Technical Considerations for Ultracentrifugation

Initially developed in the 1920’s, ultracentrifuges have the ability to generate forces thousands or millions of times stronger than the force of gravity. Further development of this class of devices permitted the fractionation of subcellular components which were previously visible only through the use of an electron microscope. As a result, modern ultracentrifugation can be used to determine the shape, size and weight of macromolecular complexes.

Extremely high speeds can be obtained through the combination of specialised rotors, tubes and bottles. When spun in micro-volumes, particles can be separated at 150,000 rpm or in excess of 1,000,000 x g.
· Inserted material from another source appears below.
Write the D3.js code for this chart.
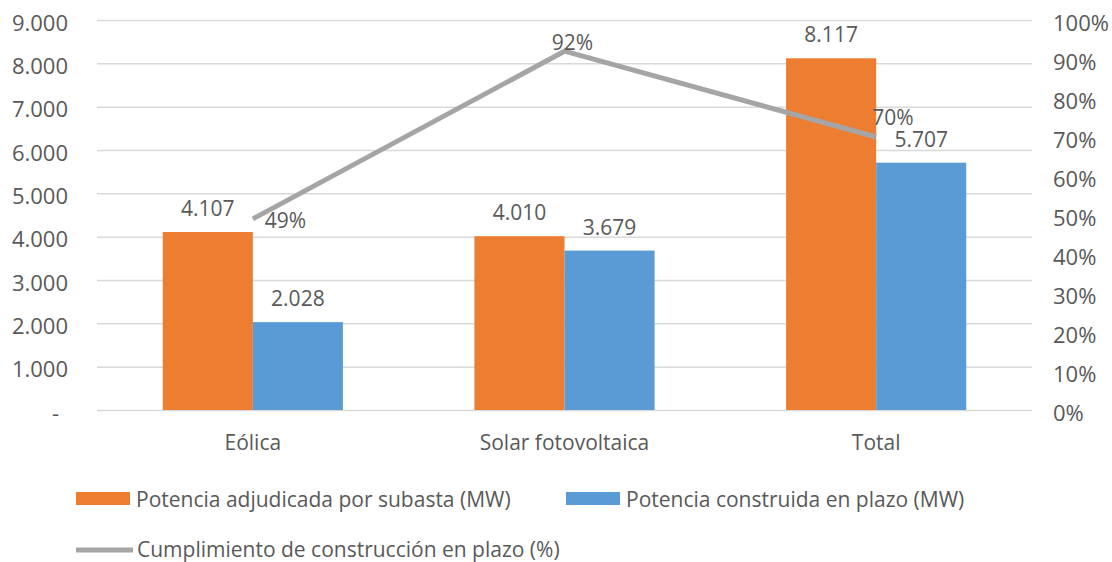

This high-speed separation capability has made ultracentrifugation an ideal technique for applications such as cell biology (sub-cellular fractionation), proteomics (protein and lipoprotein purification and fractionation), genomics (RNA and DNA purification), microbiology (pelleting, virus purification/concentration), and nanotechnology (purification and separation of nanoparticles). The size and density of the material to be separated forms
the basis behind the theory of ultracentrifugation. Depending upon the application in question, differential or density gradient centrifugation should be used. Differential centrifugation enables the successive pelleting of particles, which decrease in sedimentation velocities. As a result, denser components pellet at the bottom of the tube and less dense components will remain in suspension. Density gradient centrifugation causes components to come to rest at points in the tube at which they are in density equilibrium with the surrounding solvent, and can be subdivided into: rate-zonal (separation based on molecular weight) and isopycnic (an equilibrium separation).

TUBE VARIATIONS
Due to the large number of variables associated with ultracentrifugation, each selection directly impacts on the next. As such, when choosing tubes and bottles, it is important to consider rotor and chemical compatibility.

Size and volume
The sample volume to be processed will naturally impact on the tube size required and in order to maximise efficiency, the tube must be compatible with the rotor type.

Tube volumes are generally referred to as either nominal or fill: the nominal volume is the maximum amount of liquid that may fit into the rotor cavity and the fill volume is the volume that manufacturers recommend the tube or bottle should hold. If not filled correctly, the centrifugal forces can adversely affect the tube material, causing it to warp and bend, resulting in a loss of volume.